[BEGIN DATA PROVIDED]

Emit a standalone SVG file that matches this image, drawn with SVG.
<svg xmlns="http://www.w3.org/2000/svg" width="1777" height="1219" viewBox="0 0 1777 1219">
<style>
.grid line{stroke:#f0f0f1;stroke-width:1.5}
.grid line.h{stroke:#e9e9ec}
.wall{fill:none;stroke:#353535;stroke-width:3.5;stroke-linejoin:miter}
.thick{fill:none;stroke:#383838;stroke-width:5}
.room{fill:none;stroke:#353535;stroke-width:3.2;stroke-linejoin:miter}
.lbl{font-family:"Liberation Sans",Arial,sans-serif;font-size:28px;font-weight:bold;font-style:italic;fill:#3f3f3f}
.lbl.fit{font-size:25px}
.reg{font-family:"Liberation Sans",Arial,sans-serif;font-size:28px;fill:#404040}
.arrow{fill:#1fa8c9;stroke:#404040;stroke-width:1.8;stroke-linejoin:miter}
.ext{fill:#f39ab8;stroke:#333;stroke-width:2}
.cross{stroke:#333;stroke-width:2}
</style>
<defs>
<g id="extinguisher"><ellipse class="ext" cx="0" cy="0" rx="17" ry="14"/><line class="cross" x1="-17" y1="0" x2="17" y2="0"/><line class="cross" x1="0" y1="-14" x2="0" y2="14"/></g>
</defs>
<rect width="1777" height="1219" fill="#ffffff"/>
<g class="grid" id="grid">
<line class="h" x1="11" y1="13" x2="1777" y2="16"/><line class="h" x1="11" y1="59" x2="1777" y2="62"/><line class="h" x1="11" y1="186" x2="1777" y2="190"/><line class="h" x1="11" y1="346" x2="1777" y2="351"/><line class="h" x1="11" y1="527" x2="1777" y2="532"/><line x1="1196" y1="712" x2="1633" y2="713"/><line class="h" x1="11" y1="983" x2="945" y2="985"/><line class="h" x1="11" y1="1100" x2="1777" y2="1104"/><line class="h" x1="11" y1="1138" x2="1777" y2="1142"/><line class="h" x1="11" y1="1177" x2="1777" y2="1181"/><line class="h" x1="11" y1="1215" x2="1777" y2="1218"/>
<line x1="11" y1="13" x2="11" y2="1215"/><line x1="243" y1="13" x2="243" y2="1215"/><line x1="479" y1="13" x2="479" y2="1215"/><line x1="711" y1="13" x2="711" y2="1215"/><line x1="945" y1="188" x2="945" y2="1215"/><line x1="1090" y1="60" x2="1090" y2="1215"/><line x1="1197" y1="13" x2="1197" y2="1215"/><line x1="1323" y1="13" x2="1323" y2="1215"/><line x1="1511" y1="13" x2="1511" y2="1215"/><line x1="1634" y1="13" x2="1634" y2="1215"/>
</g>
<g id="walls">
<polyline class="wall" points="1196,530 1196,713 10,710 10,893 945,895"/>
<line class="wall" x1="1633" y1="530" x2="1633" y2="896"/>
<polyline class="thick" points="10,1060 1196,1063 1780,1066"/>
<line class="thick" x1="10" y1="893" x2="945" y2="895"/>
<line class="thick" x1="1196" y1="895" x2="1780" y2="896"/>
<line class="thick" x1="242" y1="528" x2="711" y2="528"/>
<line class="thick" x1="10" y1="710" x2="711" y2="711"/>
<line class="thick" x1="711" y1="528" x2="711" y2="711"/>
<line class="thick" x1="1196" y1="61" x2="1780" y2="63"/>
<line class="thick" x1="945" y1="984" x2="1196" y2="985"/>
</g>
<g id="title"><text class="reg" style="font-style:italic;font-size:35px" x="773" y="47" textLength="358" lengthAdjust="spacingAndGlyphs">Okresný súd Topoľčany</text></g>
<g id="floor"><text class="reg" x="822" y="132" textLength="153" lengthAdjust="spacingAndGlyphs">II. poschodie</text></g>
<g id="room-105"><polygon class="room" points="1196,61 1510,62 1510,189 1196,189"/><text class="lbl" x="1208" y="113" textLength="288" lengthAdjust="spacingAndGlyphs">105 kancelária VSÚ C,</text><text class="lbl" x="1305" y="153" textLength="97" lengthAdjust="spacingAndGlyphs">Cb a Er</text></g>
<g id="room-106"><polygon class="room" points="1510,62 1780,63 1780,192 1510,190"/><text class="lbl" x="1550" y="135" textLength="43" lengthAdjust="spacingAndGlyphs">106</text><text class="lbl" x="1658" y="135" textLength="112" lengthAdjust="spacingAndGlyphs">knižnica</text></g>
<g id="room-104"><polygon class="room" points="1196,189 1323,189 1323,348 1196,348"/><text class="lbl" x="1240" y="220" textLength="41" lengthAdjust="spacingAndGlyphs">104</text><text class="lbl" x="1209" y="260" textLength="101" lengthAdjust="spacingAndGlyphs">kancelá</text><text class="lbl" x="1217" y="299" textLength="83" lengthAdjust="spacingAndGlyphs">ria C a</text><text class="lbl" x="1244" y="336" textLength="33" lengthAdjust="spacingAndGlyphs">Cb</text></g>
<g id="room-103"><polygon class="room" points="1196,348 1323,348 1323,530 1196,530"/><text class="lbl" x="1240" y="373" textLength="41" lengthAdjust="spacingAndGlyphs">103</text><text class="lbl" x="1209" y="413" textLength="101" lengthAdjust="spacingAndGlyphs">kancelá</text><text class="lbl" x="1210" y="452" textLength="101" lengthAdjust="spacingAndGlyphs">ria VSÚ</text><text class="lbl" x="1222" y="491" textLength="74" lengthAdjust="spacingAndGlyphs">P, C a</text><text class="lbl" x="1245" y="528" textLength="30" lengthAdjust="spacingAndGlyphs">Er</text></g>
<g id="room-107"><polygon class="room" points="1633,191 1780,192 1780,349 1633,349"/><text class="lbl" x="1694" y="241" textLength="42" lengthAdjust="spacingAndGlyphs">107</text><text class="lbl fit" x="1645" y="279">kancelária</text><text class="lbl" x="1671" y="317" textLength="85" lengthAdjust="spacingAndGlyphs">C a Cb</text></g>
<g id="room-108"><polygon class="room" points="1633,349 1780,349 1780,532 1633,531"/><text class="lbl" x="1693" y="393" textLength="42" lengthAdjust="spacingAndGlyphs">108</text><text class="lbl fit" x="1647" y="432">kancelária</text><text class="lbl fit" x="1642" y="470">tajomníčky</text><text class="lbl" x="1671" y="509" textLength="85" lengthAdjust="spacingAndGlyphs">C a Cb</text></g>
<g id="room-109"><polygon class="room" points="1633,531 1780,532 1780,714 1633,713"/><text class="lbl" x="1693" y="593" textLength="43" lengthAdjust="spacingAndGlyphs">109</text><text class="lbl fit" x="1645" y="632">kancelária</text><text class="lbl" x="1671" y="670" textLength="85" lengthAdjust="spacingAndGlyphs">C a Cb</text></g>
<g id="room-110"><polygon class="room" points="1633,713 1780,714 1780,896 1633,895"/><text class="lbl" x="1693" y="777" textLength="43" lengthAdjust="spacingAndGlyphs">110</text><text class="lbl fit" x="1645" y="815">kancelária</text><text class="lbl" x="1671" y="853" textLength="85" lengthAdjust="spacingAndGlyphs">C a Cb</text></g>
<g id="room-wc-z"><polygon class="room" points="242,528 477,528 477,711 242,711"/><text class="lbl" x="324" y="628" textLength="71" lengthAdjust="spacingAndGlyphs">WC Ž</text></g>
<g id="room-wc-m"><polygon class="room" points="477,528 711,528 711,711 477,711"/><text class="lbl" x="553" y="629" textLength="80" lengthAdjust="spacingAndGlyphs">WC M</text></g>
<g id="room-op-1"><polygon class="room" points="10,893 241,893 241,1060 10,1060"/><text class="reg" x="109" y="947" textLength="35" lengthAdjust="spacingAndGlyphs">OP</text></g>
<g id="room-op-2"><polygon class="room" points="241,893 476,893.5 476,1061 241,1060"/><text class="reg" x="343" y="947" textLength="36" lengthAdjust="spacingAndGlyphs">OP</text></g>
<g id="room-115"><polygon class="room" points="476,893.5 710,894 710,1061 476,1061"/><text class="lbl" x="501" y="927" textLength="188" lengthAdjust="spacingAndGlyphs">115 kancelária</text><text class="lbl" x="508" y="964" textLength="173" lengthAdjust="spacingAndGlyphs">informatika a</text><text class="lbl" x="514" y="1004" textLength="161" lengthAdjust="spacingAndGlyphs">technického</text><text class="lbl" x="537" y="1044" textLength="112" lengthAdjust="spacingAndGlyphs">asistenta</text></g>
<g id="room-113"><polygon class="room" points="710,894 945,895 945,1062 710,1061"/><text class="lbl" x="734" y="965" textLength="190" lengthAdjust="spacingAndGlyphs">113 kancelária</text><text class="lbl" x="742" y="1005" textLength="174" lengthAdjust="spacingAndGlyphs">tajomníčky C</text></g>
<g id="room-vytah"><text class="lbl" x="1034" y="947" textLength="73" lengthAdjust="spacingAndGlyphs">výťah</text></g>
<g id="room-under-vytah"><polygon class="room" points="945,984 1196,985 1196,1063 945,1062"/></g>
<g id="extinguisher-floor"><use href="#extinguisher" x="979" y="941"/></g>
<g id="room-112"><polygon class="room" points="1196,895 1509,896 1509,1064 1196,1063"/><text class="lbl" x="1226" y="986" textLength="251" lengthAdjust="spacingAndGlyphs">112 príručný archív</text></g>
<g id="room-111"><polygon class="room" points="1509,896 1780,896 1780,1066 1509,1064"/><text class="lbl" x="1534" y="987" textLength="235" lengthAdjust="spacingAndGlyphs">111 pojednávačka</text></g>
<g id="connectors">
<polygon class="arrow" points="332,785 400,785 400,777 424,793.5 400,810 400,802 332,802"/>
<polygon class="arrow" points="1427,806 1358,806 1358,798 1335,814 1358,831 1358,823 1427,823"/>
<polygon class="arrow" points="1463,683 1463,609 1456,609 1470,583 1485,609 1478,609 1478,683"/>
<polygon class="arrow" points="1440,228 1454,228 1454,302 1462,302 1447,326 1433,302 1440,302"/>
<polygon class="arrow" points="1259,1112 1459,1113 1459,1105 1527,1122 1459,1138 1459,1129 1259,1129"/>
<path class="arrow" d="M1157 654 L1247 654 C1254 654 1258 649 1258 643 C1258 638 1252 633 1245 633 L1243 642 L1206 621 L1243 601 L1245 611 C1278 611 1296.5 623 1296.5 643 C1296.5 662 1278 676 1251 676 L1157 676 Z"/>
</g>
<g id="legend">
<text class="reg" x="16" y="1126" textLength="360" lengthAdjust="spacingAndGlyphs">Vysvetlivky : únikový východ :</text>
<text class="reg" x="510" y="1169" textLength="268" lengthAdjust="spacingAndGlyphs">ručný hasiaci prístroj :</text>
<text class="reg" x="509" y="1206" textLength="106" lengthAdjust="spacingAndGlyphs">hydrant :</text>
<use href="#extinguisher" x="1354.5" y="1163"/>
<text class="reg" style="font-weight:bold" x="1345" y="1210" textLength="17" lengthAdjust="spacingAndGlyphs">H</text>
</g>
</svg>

[END DATA PROVIDED]
[BEGIN DATA PROVIDED]

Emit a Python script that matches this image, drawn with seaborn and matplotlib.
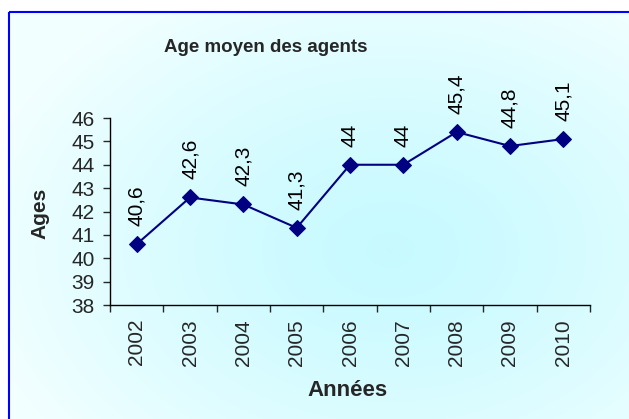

[END DATA PROVIDED]

__WHAT YOU SHOULD DO__
In the records above, find each line with the word "Emit" and copy it.

__OUTPUT__
Emit a standalone SVG file that matches this image, drawn with SVG.
Emit a Python script that matches this image, drawn with seaborn and matplotlib.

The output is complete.